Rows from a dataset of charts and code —
___

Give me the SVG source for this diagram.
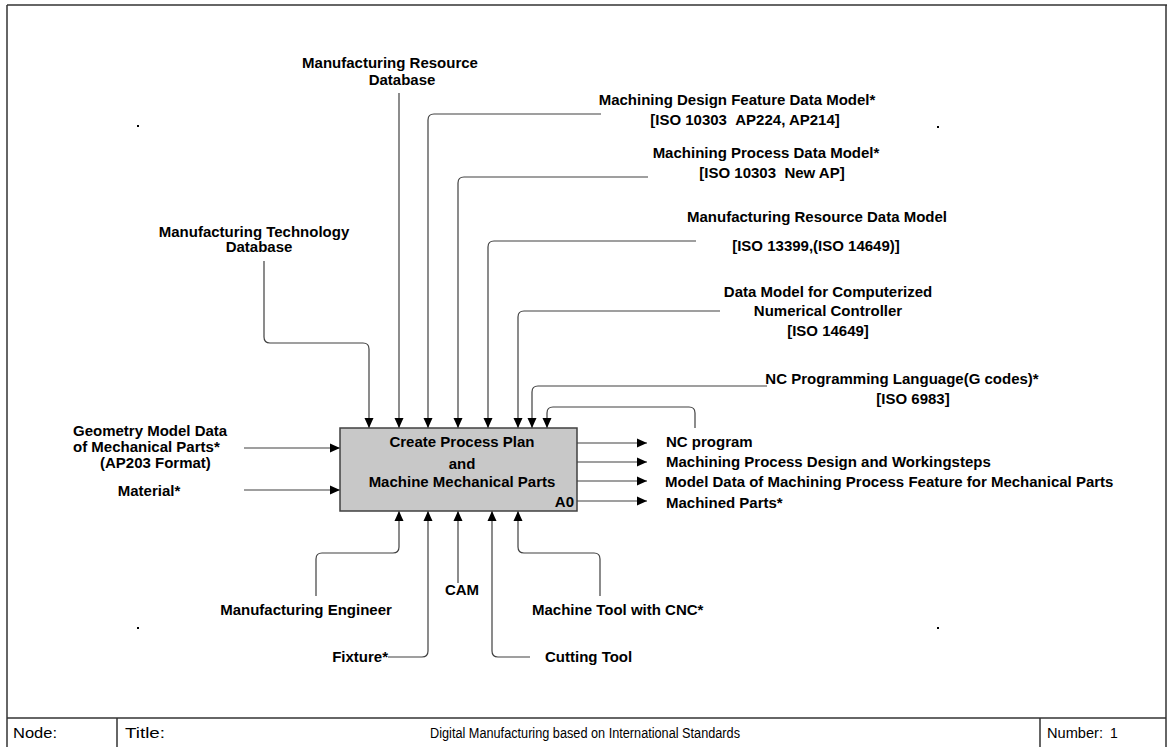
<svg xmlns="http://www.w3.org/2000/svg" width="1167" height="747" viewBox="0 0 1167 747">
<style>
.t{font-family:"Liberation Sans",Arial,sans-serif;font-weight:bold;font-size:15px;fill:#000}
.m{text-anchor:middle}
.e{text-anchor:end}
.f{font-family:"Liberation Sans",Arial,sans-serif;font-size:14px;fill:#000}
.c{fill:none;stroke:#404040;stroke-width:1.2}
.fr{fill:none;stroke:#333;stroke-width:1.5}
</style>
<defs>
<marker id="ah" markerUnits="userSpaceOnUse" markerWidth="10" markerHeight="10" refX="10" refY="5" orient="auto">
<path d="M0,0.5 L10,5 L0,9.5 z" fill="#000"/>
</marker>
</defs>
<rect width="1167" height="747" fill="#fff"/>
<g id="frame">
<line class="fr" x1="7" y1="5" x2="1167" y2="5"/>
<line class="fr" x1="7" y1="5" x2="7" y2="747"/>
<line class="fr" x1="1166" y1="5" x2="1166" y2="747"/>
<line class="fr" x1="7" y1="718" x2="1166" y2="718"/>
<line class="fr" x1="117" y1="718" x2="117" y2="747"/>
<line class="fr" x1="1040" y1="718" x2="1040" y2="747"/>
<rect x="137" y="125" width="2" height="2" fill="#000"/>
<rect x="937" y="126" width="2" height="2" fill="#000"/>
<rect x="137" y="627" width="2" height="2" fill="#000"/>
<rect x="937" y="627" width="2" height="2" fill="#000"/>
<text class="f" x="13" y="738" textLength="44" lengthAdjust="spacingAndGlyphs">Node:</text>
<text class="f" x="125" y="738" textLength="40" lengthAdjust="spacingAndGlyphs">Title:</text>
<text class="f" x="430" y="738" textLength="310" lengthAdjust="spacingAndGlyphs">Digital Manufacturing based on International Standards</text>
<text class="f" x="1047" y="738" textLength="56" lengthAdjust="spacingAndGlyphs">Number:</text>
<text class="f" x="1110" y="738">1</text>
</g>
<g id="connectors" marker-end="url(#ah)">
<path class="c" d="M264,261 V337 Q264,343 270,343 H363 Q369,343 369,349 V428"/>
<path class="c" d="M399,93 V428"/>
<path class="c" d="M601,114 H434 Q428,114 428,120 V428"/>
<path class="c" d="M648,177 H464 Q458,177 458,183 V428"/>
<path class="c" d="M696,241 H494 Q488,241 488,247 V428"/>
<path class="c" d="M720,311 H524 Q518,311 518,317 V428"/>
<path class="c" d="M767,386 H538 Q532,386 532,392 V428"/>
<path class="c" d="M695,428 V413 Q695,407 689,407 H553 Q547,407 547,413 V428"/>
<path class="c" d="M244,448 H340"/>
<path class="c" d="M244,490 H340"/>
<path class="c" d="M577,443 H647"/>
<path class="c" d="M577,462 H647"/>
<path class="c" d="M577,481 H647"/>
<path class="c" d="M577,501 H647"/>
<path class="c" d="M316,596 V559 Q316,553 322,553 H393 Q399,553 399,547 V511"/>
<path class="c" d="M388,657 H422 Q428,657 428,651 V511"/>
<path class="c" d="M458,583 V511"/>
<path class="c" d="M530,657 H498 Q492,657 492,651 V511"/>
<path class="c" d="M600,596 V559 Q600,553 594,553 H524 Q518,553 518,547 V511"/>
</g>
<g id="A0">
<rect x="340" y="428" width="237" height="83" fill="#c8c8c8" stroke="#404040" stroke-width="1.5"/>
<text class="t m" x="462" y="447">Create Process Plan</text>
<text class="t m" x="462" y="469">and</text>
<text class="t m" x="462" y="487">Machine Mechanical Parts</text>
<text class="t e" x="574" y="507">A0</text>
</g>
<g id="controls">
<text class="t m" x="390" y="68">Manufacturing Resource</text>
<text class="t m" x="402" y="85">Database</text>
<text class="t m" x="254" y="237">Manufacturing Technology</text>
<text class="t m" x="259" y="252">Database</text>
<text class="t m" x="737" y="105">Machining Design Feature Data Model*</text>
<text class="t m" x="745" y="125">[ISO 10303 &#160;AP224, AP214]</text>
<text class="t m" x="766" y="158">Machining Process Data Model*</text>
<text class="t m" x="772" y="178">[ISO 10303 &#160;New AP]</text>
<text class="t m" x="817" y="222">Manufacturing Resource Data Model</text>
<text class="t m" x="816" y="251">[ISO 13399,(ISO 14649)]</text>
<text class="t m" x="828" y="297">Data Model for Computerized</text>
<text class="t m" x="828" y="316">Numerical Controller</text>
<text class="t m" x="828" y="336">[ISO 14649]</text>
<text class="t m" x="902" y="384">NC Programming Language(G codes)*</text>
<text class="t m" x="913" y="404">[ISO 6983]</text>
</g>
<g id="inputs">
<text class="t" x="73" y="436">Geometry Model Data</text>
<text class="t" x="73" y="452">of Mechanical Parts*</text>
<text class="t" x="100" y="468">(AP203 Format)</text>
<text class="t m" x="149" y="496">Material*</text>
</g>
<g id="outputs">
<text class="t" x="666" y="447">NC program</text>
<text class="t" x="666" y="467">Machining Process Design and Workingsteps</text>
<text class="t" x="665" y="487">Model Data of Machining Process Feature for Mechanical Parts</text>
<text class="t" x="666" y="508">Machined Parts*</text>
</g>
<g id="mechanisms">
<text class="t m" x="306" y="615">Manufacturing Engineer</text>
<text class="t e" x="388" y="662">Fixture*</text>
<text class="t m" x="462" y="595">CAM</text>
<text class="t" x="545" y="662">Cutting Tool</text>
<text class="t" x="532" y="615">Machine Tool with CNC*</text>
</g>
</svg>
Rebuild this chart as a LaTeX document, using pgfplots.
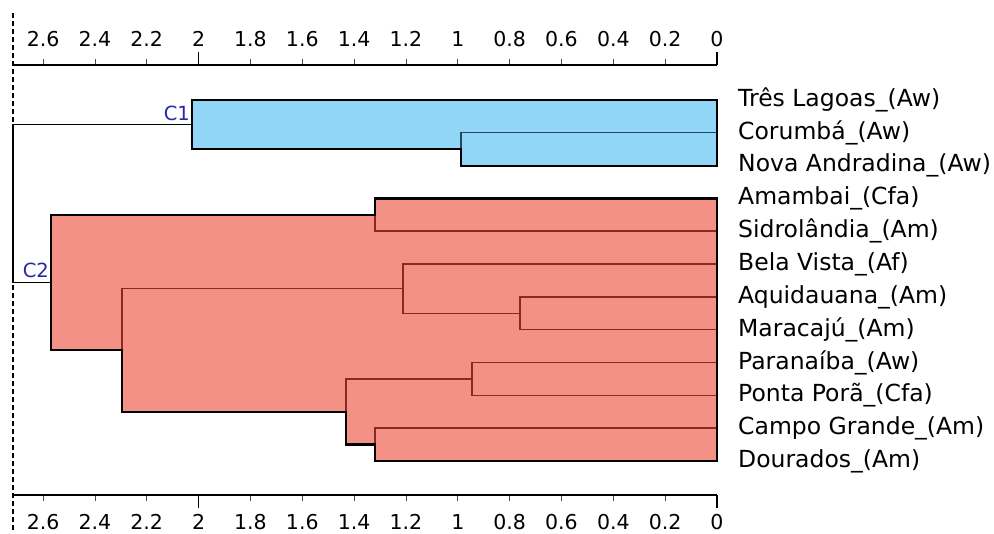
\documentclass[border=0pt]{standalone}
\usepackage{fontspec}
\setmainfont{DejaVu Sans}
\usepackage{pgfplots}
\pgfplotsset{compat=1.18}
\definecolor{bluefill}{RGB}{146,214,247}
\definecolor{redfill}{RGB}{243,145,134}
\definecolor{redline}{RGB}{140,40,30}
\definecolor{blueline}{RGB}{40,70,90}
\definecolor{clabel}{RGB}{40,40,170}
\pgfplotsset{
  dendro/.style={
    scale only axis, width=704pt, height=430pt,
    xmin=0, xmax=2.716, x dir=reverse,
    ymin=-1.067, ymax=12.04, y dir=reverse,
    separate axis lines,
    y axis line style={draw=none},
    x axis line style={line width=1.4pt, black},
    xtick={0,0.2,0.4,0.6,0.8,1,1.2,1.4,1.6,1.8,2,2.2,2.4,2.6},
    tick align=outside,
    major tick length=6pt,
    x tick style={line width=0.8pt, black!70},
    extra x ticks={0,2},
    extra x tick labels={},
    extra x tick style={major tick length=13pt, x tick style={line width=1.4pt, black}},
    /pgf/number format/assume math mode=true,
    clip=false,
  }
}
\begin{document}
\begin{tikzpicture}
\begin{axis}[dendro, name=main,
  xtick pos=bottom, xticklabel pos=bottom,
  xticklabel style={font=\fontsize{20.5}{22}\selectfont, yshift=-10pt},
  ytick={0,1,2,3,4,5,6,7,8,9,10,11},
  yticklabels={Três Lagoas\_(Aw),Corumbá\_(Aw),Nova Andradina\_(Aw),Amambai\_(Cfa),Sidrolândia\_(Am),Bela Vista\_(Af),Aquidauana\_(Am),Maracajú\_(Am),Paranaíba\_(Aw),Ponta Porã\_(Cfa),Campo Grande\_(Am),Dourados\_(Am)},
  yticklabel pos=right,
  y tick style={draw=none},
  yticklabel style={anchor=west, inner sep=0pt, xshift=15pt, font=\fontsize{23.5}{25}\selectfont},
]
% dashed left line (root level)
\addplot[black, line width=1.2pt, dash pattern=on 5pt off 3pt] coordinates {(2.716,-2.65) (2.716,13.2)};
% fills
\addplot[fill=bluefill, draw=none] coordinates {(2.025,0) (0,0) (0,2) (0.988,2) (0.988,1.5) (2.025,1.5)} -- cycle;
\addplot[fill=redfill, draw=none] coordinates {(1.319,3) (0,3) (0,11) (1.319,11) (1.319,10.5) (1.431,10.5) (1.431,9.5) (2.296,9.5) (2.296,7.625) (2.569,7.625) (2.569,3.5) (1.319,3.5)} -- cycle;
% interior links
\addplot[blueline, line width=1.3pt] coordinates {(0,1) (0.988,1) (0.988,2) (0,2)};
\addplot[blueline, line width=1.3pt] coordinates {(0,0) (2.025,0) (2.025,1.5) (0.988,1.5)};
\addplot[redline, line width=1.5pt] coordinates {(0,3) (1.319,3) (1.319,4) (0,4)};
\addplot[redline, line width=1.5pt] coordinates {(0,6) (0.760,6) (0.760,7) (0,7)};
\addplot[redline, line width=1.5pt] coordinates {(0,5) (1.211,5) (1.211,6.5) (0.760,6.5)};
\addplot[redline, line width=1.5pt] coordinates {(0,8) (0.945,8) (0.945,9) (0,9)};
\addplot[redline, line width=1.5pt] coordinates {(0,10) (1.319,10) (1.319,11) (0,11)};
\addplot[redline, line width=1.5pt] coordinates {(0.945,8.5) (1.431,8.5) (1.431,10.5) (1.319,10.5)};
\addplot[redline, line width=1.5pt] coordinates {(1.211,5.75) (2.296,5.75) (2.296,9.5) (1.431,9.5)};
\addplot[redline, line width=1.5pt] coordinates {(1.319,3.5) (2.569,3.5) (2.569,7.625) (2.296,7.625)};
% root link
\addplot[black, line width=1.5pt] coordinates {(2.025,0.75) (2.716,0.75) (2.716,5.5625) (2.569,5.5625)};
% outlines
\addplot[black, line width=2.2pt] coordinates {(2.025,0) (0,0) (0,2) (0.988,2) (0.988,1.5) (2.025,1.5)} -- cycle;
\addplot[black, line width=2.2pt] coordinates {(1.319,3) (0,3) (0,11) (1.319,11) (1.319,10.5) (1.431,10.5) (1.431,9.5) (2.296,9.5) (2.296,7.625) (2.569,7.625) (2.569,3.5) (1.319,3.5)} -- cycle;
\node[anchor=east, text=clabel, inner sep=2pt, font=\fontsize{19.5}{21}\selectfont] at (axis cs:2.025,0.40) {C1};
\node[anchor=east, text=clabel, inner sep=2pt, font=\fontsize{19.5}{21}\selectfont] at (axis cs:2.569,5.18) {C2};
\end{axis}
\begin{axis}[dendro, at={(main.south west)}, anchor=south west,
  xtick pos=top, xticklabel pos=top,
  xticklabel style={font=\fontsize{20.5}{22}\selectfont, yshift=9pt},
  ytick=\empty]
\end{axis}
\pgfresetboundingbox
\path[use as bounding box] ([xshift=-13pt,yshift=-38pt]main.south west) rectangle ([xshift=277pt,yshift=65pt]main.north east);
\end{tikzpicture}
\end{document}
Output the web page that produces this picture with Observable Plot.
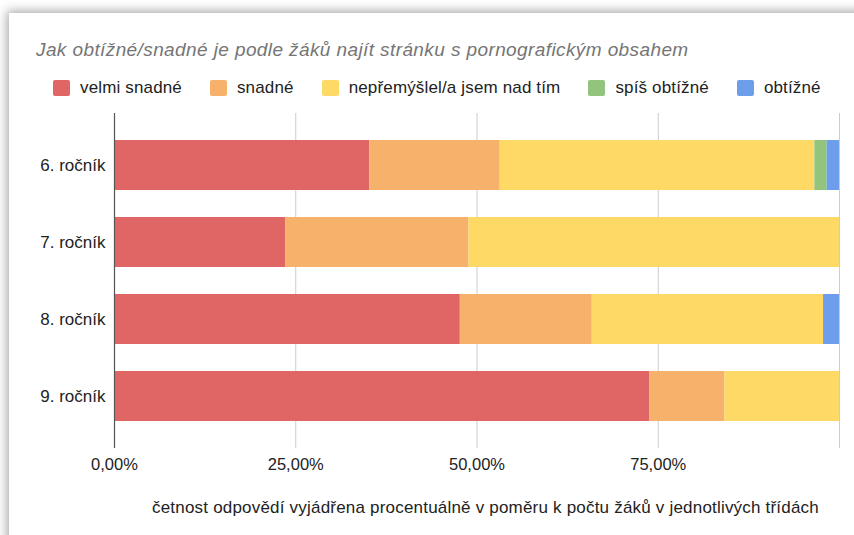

___

Which lines above hold the word "this"? Copy each of them.

Give me the SVG source for this diagram.
Rebuild this chart as a LaTeX document, using pgfplots.
Output the web page that produces this picture with Observable Plot.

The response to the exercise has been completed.